• _EXERCISE AIM_
Up to and including the line that contains "(0,0) rectangle (526,562);", write out each line of the material from its first line, exactly.
————————
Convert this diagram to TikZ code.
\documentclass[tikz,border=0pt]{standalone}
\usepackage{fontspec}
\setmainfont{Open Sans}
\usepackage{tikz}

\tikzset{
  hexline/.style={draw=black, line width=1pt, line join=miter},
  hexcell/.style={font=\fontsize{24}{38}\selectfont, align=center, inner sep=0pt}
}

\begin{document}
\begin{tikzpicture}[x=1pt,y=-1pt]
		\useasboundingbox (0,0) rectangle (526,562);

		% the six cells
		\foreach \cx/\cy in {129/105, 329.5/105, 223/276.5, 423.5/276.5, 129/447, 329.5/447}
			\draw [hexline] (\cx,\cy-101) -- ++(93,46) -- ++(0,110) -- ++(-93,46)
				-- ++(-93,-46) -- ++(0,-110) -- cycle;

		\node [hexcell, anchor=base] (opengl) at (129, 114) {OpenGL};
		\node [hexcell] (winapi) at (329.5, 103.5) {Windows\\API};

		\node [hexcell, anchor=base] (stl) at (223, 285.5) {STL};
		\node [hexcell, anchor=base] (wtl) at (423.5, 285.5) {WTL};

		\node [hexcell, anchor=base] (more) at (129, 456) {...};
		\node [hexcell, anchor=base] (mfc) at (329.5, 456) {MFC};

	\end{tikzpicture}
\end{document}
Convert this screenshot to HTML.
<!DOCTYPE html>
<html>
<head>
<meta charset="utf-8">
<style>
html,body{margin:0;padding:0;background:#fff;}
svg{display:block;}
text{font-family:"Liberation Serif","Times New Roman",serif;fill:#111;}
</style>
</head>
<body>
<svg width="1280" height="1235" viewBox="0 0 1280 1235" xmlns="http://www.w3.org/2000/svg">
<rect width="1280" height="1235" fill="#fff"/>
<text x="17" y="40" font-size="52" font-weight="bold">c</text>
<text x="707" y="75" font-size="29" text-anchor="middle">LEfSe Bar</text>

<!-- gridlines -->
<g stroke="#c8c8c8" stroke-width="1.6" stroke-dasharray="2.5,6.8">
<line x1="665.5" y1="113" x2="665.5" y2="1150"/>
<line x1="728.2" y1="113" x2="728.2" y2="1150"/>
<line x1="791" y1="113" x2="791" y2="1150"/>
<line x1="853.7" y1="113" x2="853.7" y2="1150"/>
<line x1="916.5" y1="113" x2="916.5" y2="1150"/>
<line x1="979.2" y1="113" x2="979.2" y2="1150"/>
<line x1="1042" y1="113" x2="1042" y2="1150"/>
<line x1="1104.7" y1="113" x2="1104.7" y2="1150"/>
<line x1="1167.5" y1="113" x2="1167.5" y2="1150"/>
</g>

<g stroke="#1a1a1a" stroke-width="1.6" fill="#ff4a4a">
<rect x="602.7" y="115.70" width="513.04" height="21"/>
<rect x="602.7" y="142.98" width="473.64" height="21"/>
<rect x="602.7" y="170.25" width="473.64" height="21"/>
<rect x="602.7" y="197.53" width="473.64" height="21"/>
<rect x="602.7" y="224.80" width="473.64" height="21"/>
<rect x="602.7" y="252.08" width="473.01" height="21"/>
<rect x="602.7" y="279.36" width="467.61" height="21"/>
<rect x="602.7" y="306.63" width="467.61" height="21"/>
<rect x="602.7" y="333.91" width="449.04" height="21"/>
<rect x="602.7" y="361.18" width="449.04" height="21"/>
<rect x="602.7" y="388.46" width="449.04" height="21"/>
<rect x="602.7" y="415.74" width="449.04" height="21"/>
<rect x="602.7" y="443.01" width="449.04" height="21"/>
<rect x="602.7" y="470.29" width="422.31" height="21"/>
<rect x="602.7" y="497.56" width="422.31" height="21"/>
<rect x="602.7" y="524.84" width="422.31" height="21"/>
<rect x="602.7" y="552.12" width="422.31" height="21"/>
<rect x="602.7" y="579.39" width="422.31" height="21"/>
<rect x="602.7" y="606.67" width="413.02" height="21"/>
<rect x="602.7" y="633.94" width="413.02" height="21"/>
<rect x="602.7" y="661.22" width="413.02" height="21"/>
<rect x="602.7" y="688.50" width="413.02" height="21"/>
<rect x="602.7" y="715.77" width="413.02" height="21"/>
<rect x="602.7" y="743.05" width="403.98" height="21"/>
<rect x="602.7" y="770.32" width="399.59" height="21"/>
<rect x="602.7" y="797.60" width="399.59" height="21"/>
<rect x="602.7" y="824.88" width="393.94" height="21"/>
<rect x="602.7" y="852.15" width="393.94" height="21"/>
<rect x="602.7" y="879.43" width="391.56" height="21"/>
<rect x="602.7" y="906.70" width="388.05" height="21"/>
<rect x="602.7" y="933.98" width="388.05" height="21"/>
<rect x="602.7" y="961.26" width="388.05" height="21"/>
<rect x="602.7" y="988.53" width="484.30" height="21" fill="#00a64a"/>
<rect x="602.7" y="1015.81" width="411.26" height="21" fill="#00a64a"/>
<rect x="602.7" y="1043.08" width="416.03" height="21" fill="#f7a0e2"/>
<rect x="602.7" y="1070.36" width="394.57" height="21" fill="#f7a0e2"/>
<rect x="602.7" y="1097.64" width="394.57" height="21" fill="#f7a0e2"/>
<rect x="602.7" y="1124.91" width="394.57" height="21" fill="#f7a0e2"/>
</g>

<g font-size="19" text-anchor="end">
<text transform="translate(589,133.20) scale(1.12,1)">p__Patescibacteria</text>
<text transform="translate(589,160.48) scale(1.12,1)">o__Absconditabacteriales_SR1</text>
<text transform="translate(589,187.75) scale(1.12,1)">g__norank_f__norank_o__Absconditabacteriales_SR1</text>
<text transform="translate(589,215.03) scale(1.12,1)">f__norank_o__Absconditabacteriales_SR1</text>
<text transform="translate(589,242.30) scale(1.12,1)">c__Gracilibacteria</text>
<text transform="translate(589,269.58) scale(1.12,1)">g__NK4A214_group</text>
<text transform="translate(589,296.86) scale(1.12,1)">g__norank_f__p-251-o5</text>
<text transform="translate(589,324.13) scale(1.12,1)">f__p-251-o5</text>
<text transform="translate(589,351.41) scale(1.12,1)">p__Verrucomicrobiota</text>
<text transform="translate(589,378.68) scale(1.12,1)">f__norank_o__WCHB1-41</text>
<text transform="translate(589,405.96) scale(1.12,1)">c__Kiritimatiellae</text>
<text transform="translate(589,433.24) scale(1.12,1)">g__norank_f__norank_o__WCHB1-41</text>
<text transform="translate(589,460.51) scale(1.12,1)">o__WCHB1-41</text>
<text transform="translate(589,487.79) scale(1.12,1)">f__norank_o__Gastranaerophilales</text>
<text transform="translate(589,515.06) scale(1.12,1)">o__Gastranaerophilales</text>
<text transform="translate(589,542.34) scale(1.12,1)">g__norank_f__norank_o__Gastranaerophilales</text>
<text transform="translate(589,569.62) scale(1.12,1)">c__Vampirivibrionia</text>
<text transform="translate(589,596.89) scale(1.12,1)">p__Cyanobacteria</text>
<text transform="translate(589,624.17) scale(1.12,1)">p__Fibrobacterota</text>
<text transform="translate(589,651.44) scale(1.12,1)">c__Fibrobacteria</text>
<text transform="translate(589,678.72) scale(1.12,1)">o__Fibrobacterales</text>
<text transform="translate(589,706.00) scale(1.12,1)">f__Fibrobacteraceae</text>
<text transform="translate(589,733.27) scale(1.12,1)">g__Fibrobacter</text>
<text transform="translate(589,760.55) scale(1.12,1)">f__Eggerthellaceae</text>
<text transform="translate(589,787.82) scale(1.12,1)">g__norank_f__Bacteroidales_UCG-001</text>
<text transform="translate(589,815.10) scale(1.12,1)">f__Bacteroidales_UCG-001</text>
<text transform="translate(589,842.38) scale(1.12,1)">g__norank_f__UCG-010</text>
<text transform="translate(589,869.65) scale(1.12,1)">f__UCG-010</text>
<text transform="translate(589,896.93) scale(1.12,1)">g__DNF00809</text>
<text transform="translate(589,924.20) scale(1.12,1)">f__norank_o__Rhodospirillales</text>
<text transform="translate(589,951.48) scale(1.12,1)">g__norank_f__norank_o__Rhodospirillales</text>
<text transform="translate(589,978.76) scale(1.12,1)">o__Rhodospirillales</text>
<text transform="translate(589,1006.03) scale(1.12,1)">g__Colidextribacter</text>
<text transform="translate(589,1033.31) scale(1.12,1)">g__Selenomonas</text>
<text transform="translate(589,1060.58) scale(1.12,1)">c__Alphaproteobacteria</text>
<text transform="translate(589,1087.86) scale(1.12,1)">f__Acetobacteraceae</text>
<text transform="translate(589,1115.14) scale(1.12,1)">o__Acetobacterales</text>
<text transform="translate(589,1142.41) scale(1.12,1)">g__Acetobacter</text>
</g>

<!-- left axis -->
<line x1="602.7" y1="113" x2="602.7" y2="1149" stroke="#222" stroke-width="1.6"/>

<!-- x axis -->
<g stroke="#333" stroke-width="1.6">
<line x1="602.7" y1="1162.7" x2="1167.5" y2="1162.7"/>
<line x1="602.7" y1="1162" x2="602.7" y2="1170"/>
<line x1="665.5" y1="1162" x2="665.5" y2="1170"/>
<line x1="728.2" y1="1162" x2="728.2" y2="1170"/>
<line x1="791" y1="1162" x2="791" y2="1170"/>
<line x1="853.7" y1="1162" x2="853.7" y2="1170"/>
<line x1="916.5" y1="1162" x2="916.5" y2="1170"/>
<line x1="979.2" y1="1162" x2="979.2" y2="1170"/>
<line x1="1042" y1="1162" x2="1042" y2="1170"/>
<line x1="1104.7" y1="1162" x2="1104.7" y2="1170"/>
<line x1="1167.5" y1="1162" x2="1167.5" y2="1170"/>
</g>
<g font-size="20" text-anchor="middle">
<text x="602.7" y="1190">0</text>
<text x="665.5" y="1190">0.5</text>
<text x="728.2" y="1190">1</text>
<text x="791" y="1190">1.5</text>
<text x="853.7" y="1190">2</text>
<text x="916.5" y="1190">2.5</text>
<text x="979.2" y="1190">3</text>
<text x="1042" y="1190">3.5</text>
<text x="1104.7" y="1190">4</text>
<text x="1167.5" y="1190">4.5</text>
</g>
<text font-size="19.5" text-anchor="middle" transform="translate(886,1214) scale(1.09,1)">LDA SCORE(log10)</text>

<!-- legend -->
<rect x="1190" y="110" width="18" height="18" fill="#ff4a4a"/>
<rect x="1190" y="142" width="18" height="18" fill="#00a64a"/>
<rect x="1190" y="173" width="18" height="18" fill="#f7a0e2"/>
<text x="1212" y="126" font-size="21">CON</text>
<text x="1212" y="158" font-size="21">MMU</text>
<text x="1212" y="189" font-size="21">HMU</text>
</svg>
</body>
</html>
————————
• _WRITTEN SOLUTION_
Convert this diagram to TikZ code.
\documentclass[tikz,border=0pt]{standalone}
\usepackage{fontspec}
\setmainfont{Open Sans}
\usepackage{tikz}

\tikzset{
  hexline/.style={draw=black, line width=1pt, line join=miter},
  hexcell/.style={font=\fontsize{24}{38}\selectfont, align=center, inner sep=0pt}
}

\begin{document}
\begin{tikzpicture}[x=1pt,y=-1pt]
		\useasboundingbox (0,0) rectangle (526,562);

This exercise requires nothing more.